Domingo e Trabalho

Domingo perfeito, chuva musical, tempo delicioso.

Este era meu domingo, pra fazer dele o que bem entendesse: gozar, vagabundear, viver. Pois não é que deu-se um assalto e o tirou de mim? Se alguém souber, diga-me onde faço o boletim de ocorrência, pois o nome do bandido eu tenho. Chama-se Trabalho Extra. Seu crime é viscoso, espalha-se no dia com preguiça, deixando seu malicioso rastro. Isso porque a vítima acorda para uma linda manhã e logo se lembra do que vai ainda acontecer: esqueça o prazer, você vai trabalhar hoje. O pobre coitado se prepara, então, para levantar.

Às vezes ainda tento. Já ouviu sobre a regra dos cinco minutos? É uma boa tática para ajudar a engolir alguns sapos, entrar numa piscina gelada ou se ensaboar com um ouriço do mar. Funciona assim. Cada vez que você se deparar com uma dessas prazerosas tarefas e, por algum motivo estranho estiver tendo dificuldades em começa-las, se convença de que vai tentar por cinco minutos. Findo esse tempo, as chances de você continuar na tarefa são maiores. Se ocorrer de você desistir, aceite isso e abandone o sofrimento. A consciência é tranquilizada pela sua tentativa.

Então eu uso essa estratégia e trato de passar dos cinco minutos. Não consigo. Chuto o balde, desligo o computador e passo a dedicar-me a coisas mais agradáveis. Agindo assim espero ter recuperado meu domingo. Assusto-me quando percebo que estive enganado! O dia de descanso foi retomado numa breve batalha, mas a reconquista foi pela força, houve sangue e fogo no meu espírito e as muralhas da alma foram abaladas. O dia já não é mais o mesmo: o inimigo ergueu acampamento e agora sitia meu castelo! Ele não vai embora enquanto não for derrotado... ou me derrotar.
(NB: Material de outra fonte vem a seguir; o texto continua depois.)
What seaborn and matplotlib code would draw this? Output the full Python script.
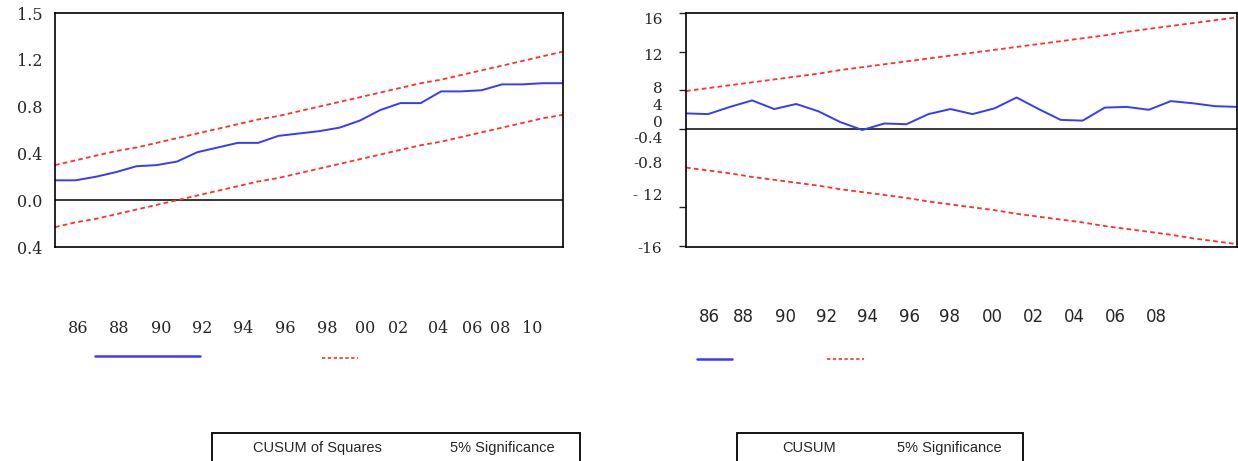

Nessa desventura, o trabalho já manchou meu dia perfeito. Rebelde, vingativo, posso não me dedicar à obrigação hoje. Mas isso não trará solução aos meus problemas.

Chegando à casa dos 40, já ouvi muita gente apoiar meu hábito de trabalhar extraoficialmente. Afinal de contas, quando o automóvel é jovem os pneus estão inflados de tempo, a bateria descarrega e recarrega ligeira e os sonhos de futuros brilhantes explodem nas câmaras do motor. Sempre disse para mim e para os outros que seria por pouco tempo: em breve iria parar de trabalhar assim. A primeira vez que disse isso foi há 15 anos. Contando com os anos de faculdade, durante os quais o estudante comumente executa trabalho extra, posso afirmar que há uns bons 20 anos que não tenho um mês sem trabalho extra. Isso dá metade da minha vida. Quando caminhamos de bobeira na chuva rala, chegamos ensopados.

É um papel de parede bonito que disfarça o mofo da prostituição: Trabalho Extraoficial. Trabalhar durante dia e noite no meio de semana e ainda em sábados, domingos e feriados – mesmo que somente em alguns. Invocar prostituição para esta metáfora é como jogar uma lata aberta de tinta para cima no meio da multidão, eu sei. Claramente, tem gente que não merece ser atingida. Muitas pessoas, infeliz realidade, venderiam satisfeitas até seu tempo de sono para sustentar honestamente sua família. A isso não chamo prostituir-se. O trabalho extra ao qual me refiro como prostituição é aquele que pode ser controlado, que é supérfluo, que poderia ser diminuído, mas não o é, por orgulho ou por ganância. Hoje em dia, flerto menos com esta prostituição e estou a caminho de eliminá-la.

A prostituição vem de uma verdade despercebida: troca-se por dinheiro o pessoal e íntimo tempo livre. Quanto custa o seu? Tempo livre é algo de difícil precificação. Por quanto você venderia seu próximo domingo? É provável que por um alto valor. E quanto valeriam 20% dos domingos em um ano? 50%? Valores críticos que definem lucro e prejuízo em um domingo pintam um quadro com números ao tentar retratar uma paisagem que não é feita de números. Pensa-se: neste tempo que tenho sobrando poderia eu estar fazendo dinheiro. Nenhum pecado, nenhum erro. Os problemas surgem quando não percebemos a dosagem e, cegos, ultrapassamos a linha entre o remédio e o veneno. Já tomados pelo vício, logo nos esquecemos de como é ter tempo livre.